According to the U.S. census, about 2.6 million black boys and girls attend high schools across the United States. If current trends continue, a little more than 80 percent of the males and 84 percent of the females will complete high school or obtain a GED diploma.
Although the vast majority of black children complete high school, most (pdf) do not complete college. Many first-generation college students have fewer financial, family and community resources to persist through the more challenging aspects of college, such as dealing with financial obligations, meeting academic requirements and finding opportunities for postbaccalaureate life.
High school graduation speakers meet students at a critical juncture. Many black high school students have persisted through an environment that often felt unwelcoming. Studies show that black students are more likely to attend schools in a high-security environment and less likely to perceive care and respect from their teachers. In addition, most black high school graduates have had to adapt to a racially biased curriculum that undermines their culture’s contribution to any field.
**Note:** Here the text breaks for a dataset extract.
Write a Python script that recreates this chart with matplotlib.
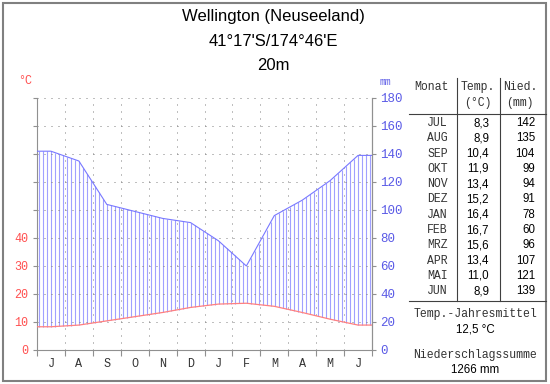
import matplotlib.pyplot as plt
import numpy as np
from matplotlib.patches import Rectangle
from matplotlib.lines import Line2D

# Wellington climate data (July .. June)
months = ["J", "A", "S", "O", "N", "D", "J", "F", "M", "A", "M", "J"]
month_names = ["JUL", "AUG", "SEP", "OKT", "NOV", "DEZ",
               "JAN", "FEB", "MRZ", "APR", "MAI", "JUN"]
temp = [8.3, 8.9, 10.4, 11.9, 13.4, 15.2, 16.4, 16.7, 15.6, 13.4, 11.0, 8.9]
prec = [142, 135, 104, 99, 94, 91, 78, 60, 96, 107, 121, 139]
temp_labels = ["8,3", "8,9", "10,4", "11,9", "13,4", "15,2",
               "16,4", "16,7", "15,6", "13,4", "11,0", "8,9"]
mean_temp = "12,5 °C"
total_prec = "1266 mm"

W, H = 550, 384
MONO = "Liberation Mono"
SANS = "Liberation Sans"
RED = "#ff5050"
BLUE = "#5a5ae6"
GRID = "#808080"


def px(x, y):
    return x / W, 1 - y / H


fig = plt.figure(figsize=(W / 100, H / 100), dpi=100)
ax = fig.add_axes([37 / W, 1 - 350 / H, 335 / W, 252 / H])

# curves: values at month centres, flat to the edges
xc = np.arange(12) + 0.5
xs = np.concatenate([[0], xc, [12]])
t2 = 2 * np.array([temp[0]] + temp + [temp[-1]])  # 10 °C = 20 mm
pp = np.array([prec[0]] + prec + [prec[-1]], dtype=float)

# humid period hatching
xh = np.arange(0.08, 12, 1 / 7)
ax.vlines(xh, np.interp(xh, xs, t2), np.interp(xh, xs, pp),
          color="#a0a0ff", lw=0.8, zorder=1)

# dotted grid
dots = (0, (1, 6))
for yv in range(20, 181, 20):
    ax.plot([0, 12], [yv, yv], color=GRID, lw=0.72, ls=dots, zorder=2)
for xv in range(1, 12):
    ax.plot([xv, xv], [0, 180], color=GRID, lw=0.72, ls=dots, zorder=2)

ax.plot(xs, pp, color="#7878ff", lw=0.8, zorder=3)
ax.plot(xs, t2, color="#ff8080", lw=0.9, zorder=3)

ax.set_xlim(0, 12)
ax.set_ylim(0, 180)
for s in ["top"]:
    ax.spines[s].set_visible(False)
for s in ["left", "right", "bottom"]:
    ax.spines[s].set_color("#909090")
    ax.spines[s].set_linewidth(0.8)

ax.set_xticks(range(13))
ax.set_xticklabels([])
ax.set_xticks(xc, minor=True)
ax.set_xticklabels(months, minor=True, fontfamily=MONO, fontsize=8.5, color="#333333")
ax.tick_params(axis="x", which="major", length=4, color="#909090", width=0.8)
ax.tick_params(axis="x", which="minor", length=0, pad=6)

ax.set_yticks(range(0, 181, 20))
ax.set_yticklabels([str(v // 2) if v <= 80 else "" for v in range(0, 181, 20)],
                   fontfamily=MONO, fontsize=8.5, color=RED)
ax.tick_params(axis="y", length=3, color="#909090", width=0.8, pad=3)

ax2 = ax.twinx()
ax2.set_ylim(0, 180)
ax2.set_yticks(range(0, 181, 20))
ax2.set_yticklabels([str(v) for v in range(0, 181, 20)],
                    fontfamily=MONO, fontsize=9, color=BLUE)
ax2.tick_params(axis="y", length=3, color="#909090", width=0.8, pad=3)
for s in ["top", "left", "bottom"]:
    ax2.spines[s].set_visible(False)
ax2.spines["right"].set_color("#909090")
ax2.spines["right"].set_linewidth(0.8)

fig.text(*px(25, 81), "°C", color=RED, fontfamily=MONO, fontsize=8.5,
         ha="center", va="center")
fig.text(*px(385, 82), "mm", color=BLUE, fontfamily=MONO, fontsize=7,
         ha="center", va="center")

# title
for y, s in zip([17, 42, 65], ["Wellington (Neuseeland)", "41°17'S/174°46'E", "20m"]):
    fig.text(*px(273, y), s, fontfamily=SANS, fontsize=12, ha="center", va="center")

# table
fig.text(*px(431, 87), "Monat", fontfamily=MONO, fontsize=8.3, ha="center", va="center", color="#333333")
fig.text(*px(478, 87), "Temp.", fontfamily=MONO, fontsize=8.3, ha="center", va="center", color="#333333")
fig.text(*px(478, 103), "(°C)", fontfamily=MONO, fontsize=8.3, ha="center", va="center", color="#333333")
fig.text(*px(520, 87), "Nied.", fontfamily=MONO, fontsize=8.3, ha="center", va="center", color="#333333")
fig.text(*px(520, 103), "(mm)", fontfamily=MONO, fontsize=8.3, ha="center", va="center", color="#333333")

for i, (m, t, p) in enumerate(zip(month_names, temp_labels, prec)):
    y = 123 + i * 15.3
    fig.text(*px(448, y), m, fontfamily=MONO, fontsize=8.3, ha="right", va="center", color="#333333")
    fig.text(*px(489, y), t, fontfamily=SANS, fontsize=8.3, ha="right", va="center")
    fig.text(*px(535, y), p, fontfamily=SANS, fontsize=8.3, ha="right", va="center")

lc = "#404040"
for x0, y0, x1, y1 in [(457, 78, 457, 301), (500, 78, 500, 301),
                       (409, 114, 546, 114), (409, 301, 546, 301)]:
    fig.add_artist(Line2D([x0 / W, x1 / W], [1 - y0 / H, 1 - y1 / H],
                          color=lc, lw=0.8))

fig.text(*px(475, 314), "Temp.-Jahresmittel", fontfamily=MONO, fontsize=8.3,
         ha="center", va="center", color="#333333")
fig.text(*px(475, 330), mean_temp, fontfamily=SANS, fontsize=8.3, ha="center", va="center")
fig.text(*px(475, 355), "Niederschlagssumme", fontfamily=MONO, fontsize=8.3,
         ha="center", va="center", color="#333333")
fig.text(*px(475, 370), total_prec, fontfamily=SANS, fontsize=8.3, ha="center", va="center")

# image frame
fig.add_artist(Rectangle((2.5 / W, 1 - 380.5 / H), 543.5 / W, 378 / H,
                         fill=False, ec="#808080", lw=1.5))

fig.savefig("out.png", dpi=100)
Within this context, graduation speakers have a unique opportunity to impart wisdom and inspire postsecondary success among black students by reaffirming black culture and helping black students create a personal narrative of success. Unfortunately, many graduation speakers use the opportunity to denigrate and dispirit black students through a mind-numbing recital of poorly sourced statistics, which imply that, for example, black students have a better chance of going to prison than to college and have a corrupt value system that attributes being smart to “acting white.”
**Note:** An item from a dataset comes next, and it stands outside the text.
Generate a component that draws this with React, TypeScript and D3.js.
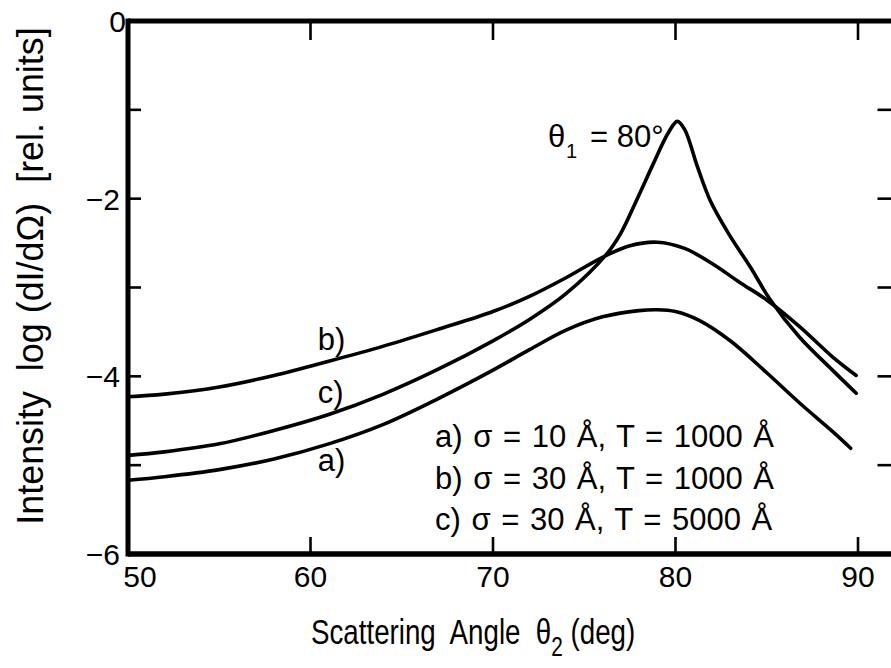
import React from 'react';
import * as d3 from 'd3';

// Curve a) sigma = 10 Å, T = 1000 Å
const thetaA = [50, 52, 55, 58, 61, 64, 67, 70, 72, 74, 76, 78, 79, 80, 81.3, 83, 85, 86.8, 88.6, 89.6];
const logA = [-5.17, -5.13, -5.05, -4.93, -4.76, -4.54, -4.25, -3.93, -3.70, -3.48, -3.33, -3.26, -3.25, -3.27, -3.37, -3.60, -3.96, -4.30, -4.62, -4.81];

// Curve b) sigma = 30 Å, T = 1000 Å
const thetaB = [50, 52, 55, 58, 61, 64, 67, 70, 72, 74, 76, 77.5, 79, 80.5, 82, 83.5, 85, 86.8, 88.6, 89.9];
const logB = [-4.23, -4.20, -4.12, -3.99, -3.83, -3.66, -3.47, -3.27, -3.10, -2.89, -2.66, -2.53, -2.49, -2.56, -2.73, -2.94, -3.14, -3.44, -3.78, -3.99];

// Curve c) sigma = 30 Å, T = 5000 Å
const thetaC = [50, 52, 55, 58, 61, 64, 67, 70, 72, 74, 76.2, 77.0, 77.95, 78.8, 79.6, 80.1, 80.5, 81.2, 81.9, 82.9, 84.1, 85.2, 86.8, 88.6, 89.9];
const logC = [-4.89, -4.85, -4.76, -4.61, -4.43, -4.20, -3.92, -3.60, -3.36, -3.07, -2.63, -2.39, -1.98, -1.60, -1.26, -1.13, -1.22, -1.64, -2.02, -2.39, -2.77, -3.14, -3.56, -3.93, -4.19];

const xTickLabels = [50, 60, 70, 80, 90];
const xTickMarks = [60, 70, 80, 90];
const yTickLabels = [0, -2, -4, -6];
const yTickMarks = [-1, -2, -3, -4, -5];

const legendLines = [
  'a) σ = 10 Å, T = 1000 Å',
  'b) σ = 30 Å, T = 1000 Å',
  'c) σ = 30 Å, T = 5000 Å',
];

const curveLabels = [
  { text: 'b)', theta: 60.4, value: -3.70 },
  { text: 'c)', theta: 60.4, value: -4.30 },
  { text: 'a)', theta: 60.4, value: -5.07 },
];

const FONT = "'Liberation Sans', Arial, Helvetica, sans-serif";

export default function App() {
  const x = d3.scaleLinear().domain([50, 92]).range([128, 894.5]);
  const y = d3.scaleLinear().domain([0, -6]).range([21, 554]);

  const line = d3
    .line<[number, number]>()
    .x((d) => x(d[0]))
    .y((d) => y(d[1]))
    .curve(d3.curveCatmullRom.alpha(0.5));

  const series = [
    thetaA.map((t, i) => [t, logA[i]] as [number, number]),
    thetaB.map((t, i) => [t, logB[i]] as [number, number]),
    thetaC.map((t, i) => [t, logC[i]] as [number, number]),
  ];

  const x0 = x(50);
  const x1 = x(92);
  const yTop = y(0);
  const yBot = y(-6);

  return (
    <svg
      width={891}
      height={668}
      style={{ position: 'absolute', left: 0, top: 0, background: '#fff' }}
      fontFamily={FONT}
    >
      <rect x={0} y={0} width={891} height={668} fill="#fff" />
      {/* curves */}
      {series.map((s, i) => (
        <path key={i} d={line(s) || ''} fill="none" stroke="#000" strokeWidth={3.6} strokeLinejoin="round" strokeLinecap="round" />
      ))}

      {/* frame */}
      <line x1={x0} y1={yTop} x2={x1} y2={yTop} stroke="#000" strokeWidth={5} />
      <line x1={x0} y1={yBot} x2={x1} y2={yBot} stroke="#000" strokeWidth={5.5} />
      <line x1={x0} y1={yTop - 2.5} x2={x0} y2={yBot + 2.5} stroke="#000" strokeWidth={5} />
      <line x1={x1} y1={yTop} x2={x1} y2={yBot} stroke="#000" strokeWidth={5} />

      {/* x ticks */}
      {xTickMarks.map((t) => (
        <g key={'xt' + t}>
          <line x1={x(t)} x2={x(t)} y1={yBot} y2={yBot - 17} stroke="#000" strokeWidth={2.6} />
          <line x1={x(t)} x2={x(t)} y1={yTop} y2={yTop + 19} stroke="#000" strokeWidth={2.6} />
        </g>
      ))}
      {/* y ticks */}
      {yTickMarks.map((t) => (
        <g key={'yt' + t}>
          <line x1={x0} x2={x0 + 13} y1={y(t)} y2={y(t)} stroke="#000" strokeWidth={2.6} />
          <line x1={x1} x2={x1 - 17} y1={y(t)} y2={y(t)} stroke="#000" strokeWidth={2.6} />
        </g>
      ))}

      {/* x tick labels */}
      {xTickLabels.map((t) => (
        <text
          key={'xl' + t}
          x={t === 50 ? x(t) + 12 : x(t)}
          y={587}
          fontSize={30}
          textAnchor="middle"
        >
          {String(t)}
        </text>
      ))}
      {/* y tick labels */}
      {yTickLabels.map((t) => (
        <text
          key={'yl' + t}
          x={t === 0 ? 126 : 120}
          y={y(t) + 11}
          fontSize={30}
          textAnchor="end"
        >
          {t === 0 ? '0' : '−' + String(-t)}
        </text>
      ))}

      {/* axis titles */}
      <g transform="translate(43,276) rotate(-90) scale(0.97,1)">
        <text x={0} y={0} fontSize={37} textAnchor="middle" style={{ whiteSpace: 'pre' }}>
          {'Intensity  log (dI/dΩ)  [rel. units]'}
        </text>
      </g>
      <g transform="translate(311,644) scale(0.77,1)">
        <text x={0} y={0} fontSize={36} style={{ whiteSpace: 'pre' }}>
          {'Scattering  Angle  θ'}
          <tspan fontSize={27} dy={12}>2</tspan>
          <tspan dy={-12}>{' (deg)'}</tspan>
        </text>
      </g>

      {/* peak annotation */}
      <text x={548} y={147} fontSize={31}>θ</text>
      <text x={566} y={158} fontSize={20}>1</text>
      <text x={590} y={147} fontSize={31} style={{ whiteSpace: 'pre' }}>{'= 80°'}</text>

      {/* curve labels */}
      {curveLabels.map((c) => (
        <text key={c.text} x={x(c.theta)} y={y(c.value)} fontSize={31}>
          {c.text}
        </text>
      ))}

      {/* legend */}
      {legendLines.map((s, i) => (
        <text key={s} x={435} y={447 + i * 41.5} fontSize={31} wordSpacing={2} style={{ whiteSpace: 'pre' }}>
          {s}
        </text>
      ))}
    </svg>
  );
}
These types of speeches elicit a range of emotions from students, ranging from boredom to unease. Students who internalize such messages often conclude that the only path to success is to distance themselves from their peers, community and even their culture.
For this graduation edition of Show Me the Numbers, I offer suggestions to graduation speakers and others, including teachers and parents, who have the attentive ear of one, or more, of our nations’ black high school graduates.
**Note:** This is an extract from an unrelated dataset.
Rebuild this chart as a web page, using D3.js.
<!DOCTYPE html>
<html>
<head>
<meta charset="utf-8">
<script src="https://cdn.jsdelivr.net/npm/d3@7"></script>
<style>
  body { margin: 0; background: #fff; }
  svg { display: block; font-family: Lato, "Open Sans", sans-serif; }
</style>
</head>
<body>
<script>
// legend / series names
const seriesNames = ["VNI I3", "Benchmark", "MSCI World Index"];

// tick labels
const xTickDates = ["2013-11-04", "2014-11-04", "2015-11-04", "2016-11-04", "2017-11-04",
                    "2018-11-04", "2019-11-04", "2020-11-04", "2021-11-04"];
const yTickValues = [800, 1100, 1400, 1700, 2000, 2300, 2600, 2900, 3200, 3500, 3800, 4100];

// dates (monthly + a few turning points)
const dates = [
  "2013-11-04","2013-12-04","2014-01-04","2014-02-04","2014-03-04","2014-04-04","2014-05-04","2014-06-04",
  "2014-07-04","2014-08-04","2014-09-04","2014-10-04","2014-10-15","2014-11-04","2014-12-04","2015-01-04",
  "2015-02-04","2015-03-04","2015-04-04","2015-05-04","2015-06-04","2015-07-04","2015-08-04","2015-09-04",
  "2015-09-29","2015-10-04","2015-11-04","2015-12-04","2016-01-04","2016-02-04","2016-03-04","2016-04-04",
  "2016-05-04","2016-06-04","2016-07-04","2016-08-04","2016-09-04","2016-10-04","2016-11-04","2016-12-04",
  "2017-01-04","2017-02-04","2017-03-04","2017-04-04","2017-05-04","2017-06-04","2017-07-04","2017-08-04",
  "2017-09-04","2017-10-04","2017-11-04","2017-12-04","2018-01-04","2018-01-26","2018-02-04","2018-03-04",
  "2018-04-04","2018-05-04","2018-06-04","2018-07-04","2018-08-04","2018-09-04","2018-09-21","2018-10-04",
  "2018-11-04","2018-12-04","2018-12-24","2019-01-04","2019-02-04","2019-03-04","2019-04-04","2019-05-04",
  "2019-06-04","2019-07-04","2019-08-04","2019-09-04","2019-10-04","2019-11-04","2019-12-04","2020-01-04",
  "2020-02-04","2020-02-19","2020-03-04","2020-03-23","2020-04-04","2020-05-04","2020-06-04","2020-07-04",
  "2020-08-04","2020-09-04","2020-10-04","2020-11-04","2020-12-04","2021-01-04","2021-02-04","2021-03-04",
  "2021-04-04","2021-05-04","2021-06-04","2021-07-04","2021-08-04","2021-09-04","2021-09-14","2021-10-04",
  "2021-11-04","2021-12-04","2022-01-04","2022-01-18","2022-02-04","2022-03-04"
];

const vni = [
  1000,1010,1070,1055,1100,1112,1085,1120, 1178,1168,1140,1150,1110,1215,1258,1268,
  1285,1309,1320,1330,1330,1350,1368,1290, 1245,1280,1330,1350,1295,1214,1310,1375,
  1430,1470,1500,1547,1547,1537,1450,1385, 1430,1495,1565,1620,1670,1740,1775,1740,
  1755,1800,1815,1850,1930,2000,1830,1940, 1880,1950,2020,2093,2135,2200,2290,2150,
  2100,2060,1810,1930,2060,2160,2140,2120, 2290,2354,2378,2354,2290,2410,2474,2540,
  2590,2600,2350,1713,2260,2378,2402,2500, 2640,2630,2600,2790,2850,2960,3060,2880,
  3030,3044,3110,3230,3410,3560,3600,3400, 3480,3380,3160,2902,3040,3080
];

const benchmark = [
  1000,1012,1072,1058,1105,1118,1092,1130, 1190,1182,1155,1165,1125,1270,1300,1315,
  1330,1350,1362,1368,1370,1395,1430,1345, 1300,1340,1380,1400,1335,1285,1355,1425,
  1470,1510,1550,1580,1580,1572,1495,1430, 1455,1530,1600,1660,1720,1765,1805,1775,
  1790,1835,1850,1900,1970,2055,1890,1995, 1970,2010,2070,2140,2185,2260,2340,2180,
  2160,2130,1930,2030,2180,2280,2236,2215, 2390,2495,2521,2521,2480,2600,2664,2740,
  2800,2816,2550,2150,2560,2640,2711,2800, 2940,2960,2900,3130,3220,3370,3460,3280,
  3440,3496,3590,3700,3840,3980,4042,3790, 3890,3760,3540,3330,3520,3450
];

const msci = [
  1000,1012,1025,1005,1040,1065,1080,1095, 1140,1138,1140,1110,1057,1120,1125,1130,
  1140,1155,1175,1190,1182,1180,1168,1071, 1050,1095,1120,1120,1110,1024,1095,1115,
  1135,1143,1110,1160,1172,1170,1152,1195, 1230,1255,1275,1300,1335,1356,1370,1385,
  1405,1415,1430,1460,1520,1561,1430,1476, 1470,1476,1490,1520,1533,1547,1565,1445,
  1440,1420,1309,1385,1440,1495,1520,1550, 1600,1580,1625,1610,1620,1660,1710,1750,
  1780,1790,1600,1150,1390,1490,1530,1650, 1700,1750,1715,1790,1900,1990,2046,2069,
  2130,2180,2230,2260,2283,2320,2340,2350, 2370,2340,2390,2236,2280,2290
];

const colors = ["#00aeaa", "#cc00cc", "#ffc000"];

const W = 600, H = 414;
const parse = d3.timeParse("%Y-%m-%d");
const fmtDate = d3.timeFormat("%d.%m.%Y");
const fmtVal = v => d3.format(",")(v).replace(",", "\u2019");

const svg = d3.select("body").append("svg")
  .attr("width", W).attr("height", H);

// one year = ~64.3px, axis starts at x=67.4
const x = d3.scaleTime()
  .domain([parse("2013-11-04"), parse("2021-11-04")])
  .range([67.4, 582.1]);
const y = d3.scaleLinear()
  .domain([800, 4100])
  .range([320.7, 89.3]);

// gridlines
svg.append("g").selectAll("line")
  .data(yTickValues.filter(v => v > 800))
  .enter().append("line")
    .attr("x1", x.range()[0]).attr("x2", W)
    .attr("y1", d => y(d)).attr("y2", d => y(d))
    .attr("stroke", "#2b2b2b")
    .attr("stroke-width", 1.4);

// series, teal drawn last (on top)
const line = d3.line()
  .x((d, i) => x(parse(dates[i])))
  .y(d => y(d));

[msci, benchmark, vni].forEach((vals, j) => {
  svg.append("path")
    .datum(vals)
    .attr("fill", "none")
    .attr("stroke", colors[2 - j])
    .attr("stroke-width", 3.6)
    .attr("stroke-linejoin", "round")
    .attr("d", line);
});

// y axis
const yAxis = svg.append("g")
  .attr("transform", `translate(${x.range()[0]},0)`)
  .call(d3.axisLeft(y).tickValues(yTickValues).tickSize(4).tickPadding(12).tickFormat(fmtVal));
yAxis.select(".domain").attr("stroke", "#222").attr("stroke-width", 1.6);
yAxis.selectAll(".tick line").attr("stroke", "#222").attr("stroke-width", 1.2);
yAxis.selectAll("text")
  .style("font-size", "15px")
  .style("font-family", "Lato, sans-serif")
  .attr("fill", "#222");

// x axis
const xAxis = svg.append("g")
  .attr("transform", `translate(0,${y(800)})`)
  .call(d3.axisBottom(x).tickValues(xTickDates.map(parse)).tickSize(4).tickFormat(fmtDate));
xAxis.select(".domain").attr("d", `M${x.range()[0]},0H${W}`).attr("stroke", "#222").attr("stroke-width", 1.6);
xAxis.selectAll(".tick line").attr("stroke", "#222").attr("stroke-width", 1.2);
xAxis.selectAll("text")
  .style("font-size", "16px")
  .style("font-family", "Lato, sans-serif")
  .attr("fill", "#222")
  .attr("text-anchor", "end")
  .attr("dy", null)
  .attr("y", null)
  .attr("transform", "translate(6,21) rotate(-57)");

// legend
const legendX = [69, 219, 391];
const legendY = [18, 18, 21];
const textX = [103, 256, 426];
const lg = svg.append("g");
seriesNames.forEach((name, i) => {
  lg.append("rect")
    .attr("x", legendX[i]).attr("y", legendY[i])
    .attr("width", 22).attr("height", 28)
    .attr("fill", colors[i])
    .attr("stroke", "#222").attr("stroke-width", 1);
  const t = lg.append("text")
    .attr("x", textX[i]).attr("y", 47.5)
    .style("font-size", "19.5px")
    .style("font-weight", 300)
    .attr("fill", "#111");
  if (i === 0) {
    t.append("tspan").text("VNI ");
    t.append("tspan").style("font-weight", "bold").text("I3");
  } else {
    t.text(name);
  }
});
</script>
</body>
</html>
Black Graduates Need to Understand Their Greatness
Recently I asked a group of teachers and school administrators if their black students would be more inclined to revere Gen. Andrew Jackson or Gen. Garson. Most of them had not heard of Garson. Garson was a free black man who was the commander of a British outpost known as the “Negro Fort” on Prospect Bluff in Spanish Florida in 1814. After the War of 1812, British troops left the fort to Garson and a militia of about 400 black militiamen.